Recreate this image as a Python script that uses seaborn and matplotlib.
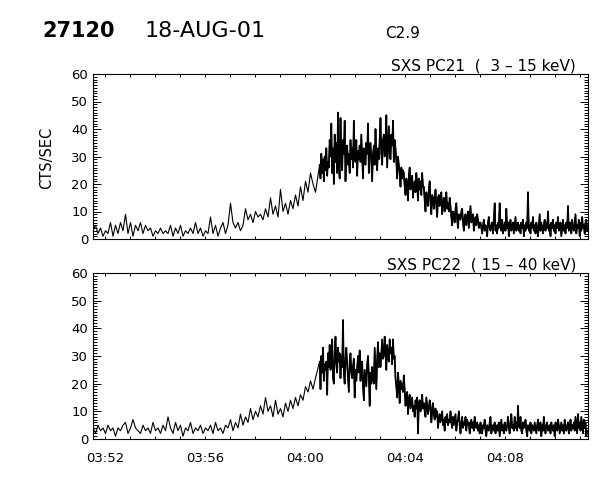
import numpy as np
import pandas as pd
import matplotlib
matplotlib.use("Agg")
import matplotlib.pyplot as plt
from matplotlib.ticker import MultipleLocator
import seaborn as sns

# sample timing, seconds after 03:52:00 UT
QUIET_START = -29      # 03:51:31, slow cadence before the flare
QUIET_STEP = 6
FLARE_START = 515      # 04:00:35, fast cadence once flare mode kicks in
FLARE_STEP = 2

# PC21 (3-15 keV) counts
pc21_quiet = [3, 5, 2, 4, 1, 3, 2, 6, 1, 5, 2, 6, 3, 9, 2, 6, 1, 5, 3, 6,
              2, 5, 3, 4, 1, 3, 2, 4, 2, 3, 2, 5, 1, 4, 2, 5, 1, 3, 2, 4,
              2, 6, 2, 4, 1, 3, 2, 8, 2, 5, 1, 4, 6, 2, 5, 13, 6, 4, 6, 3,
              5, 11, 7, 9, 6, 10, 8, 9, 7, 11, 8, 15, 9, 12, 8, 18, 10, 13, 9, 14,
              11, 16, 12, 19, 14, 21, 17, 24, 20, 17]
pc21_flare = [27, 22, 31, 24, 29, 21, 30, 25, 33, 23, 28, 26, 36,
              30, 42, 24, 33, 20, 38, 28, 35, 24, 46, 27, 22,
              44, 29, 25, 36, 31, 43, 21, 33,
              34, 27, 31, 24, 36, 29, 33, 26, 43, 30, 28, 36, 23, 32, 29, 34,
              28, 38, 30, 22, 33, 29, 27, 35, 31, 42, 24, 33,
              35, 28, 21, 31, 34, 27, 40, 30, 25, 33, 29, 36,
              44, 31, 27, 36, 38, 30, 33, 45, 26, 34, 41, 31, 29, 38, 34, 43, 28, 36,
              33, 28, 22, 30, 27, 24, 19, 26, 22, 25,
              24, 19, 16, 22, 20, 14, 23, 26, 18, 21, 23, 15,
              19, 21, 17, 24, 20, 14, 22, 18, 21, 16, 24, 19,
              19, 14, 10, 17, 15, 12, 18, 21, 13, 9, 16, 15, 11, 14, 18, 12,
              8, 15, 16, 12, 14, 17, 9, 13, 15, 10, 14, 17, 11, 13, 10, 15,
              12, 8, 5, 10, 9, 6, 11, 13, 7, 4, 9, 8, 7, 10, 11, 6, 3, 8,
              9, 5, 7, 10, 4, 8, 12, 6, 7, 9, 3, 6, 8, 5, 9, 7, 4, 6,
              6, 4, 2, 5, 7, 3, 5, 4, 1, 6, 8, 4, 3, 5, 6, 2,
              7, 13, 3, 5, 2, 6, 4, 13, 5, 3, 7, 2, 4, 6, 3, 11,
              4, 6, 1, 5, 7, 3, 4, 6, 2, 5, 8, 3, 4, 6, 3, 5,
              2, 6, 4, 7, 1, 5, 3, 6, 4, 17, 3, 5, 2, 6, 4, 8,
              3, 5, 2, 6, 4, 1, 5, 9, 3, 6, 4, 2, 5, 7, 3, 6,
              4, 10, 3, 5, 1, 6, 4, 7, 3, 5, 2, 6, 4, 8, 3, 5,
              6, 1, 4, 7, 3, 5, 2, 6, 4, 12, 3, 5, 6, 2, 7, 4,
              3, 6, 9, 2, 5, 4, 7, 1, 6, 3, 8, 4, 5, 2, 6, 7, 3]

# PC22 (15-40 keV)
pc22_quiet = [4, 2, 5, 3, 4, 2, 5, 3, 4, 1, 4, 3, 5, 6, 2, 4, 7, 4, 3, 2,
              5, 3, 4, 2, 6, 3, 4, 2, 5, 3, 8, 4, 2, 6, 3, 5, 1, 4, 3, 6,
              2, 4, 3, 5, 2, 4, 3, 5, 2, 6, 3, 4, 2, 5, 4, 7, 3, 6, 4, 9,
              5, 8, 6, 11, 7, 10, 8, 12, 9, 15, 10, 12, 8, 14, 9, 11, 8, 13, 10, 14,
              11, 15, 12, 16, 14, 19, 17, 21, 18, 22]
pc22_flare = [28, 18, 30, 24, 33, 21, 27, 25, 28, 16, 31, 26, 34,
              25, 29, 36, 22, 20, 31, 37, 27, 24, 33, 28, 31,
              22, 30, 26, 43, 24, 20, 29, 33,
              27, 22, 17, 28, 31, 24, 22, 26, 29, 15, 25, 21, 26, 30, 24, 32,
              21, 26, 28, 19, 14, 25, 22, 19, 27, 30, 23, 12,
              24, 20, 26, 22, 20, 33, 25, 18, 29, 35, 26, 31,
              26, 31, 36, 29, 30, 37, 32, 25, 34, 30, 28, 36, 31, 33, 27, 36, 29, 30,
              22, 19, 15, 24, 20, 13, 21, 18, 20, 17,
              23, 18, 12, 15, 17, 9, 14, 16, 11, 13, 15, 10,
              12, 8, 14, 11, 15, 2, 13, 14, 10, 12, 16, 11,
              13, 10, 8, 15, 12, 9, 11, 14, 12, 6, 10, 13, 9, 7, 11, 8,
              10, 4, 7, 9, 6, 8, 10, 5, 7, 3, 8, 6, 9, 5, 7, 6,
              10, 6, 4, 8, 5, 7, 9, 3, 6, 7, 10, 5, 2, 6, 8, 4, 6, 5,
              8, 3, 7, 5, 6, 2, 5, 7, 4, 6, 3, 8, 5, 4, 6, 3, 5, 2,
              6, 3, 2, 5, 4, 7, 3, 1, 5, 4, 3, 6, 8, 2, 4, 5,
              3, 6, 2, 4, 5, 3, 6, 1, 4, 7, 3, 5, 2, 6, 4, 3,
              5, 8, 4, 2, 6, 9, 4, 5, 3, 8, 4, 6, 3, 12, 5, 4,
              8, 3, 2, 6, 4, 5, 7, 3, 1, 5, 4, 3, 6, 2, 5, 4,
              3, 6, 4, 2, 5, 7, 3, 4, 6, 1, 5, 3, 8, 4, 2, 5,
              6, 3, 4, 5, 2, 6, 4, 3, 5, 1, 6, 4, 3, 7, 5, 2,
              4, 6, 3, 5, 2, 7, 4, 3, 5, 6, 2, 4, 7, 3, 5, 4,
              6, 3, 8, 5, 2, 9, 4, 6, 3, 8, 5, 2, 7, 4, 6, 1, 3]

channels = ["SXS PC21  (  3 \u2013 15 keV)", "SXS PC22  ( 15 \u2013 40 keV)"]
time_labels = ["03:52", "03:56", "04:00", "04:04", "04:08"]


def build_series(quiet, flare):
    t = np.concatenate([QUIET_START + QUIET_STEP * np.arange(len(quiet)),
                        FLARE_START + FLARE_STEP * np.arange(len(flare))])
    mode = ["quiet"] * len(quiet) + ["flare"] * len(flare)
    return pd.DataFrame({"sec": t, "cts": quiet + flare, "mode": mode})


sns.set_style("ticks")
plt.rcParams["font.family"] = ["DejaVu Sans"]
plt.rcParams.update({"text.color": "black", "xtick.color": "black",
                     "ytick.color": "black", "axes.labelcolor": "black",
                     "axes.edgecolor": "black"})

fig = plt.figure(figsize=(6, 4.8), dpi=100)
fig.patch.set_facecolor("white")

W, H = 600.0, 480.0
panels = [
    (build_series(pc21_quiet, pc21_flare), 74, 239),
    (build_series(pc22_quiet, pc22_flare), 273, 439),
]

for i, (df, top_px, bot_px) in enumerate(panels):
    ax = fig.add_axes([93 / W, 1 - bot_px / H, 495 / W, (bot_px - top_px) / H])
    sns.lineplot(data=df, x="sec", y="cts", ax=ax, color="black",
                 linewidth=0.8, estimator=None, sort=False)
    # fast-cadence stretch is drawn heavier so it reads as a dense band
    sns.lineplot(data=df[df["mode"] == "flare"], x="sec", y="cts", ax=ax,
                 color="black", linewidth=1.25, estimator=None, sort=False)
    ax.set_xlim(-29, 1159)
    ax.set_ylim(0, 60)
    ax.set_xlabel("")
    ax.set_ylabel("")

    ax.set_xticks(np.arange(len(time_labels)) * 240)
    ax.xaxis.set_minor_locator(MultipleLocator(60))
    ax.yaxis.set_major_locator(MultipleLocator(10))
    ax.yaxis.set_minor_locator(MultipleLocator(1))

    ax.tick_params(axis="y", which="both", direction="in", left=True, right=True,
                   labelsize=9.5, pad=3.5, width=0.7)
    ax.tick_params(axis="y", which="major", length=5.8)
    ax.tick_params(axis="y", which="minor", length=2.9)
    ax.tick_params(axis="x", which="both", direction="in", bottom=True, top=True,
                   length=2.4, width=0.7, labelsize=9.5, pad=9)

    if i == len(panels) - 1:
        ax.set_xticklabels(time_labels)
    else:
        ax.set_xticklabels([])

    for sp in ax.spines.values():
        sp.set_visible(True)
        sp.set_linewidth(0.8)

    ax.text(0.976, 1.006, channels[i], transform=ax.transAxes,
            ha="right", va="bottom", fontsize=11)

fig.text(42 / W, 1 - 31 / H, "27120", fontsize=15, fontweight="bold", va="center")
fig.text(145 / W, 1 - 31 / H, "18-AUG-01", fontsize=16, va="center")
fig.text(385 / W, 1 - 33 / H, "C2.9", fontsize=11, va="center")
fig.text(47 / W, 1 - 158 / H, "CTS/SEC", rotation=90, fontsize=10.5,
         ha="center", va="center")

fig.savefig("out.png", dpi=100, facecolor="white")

***

> **Work to be completed**:
Reproduce the data above word for word from its first line through the line that holds "FLARE_STEP = 2", both ends included; skip pictures.

> **Written answer**:
Recreate this image as a Python script that uses seaborn and matplotlib.
import numpy as np
import pandas as pd
import matplotlib
matplotlib.use("Agg")
import matplotlib.pyplot as plt
from matplotlib.ticker import MultipleLocator
import seaborn as sns

# sample timing, seconds after 03:52:00 UT
QUIET_START = -29      # 03:51:31, slow cadence before the flare
QUIET_STEP = 6
FLARE_START = 515      # 04:00:35, fast cadence once flare mode kicks in
FLARE_STEP = 2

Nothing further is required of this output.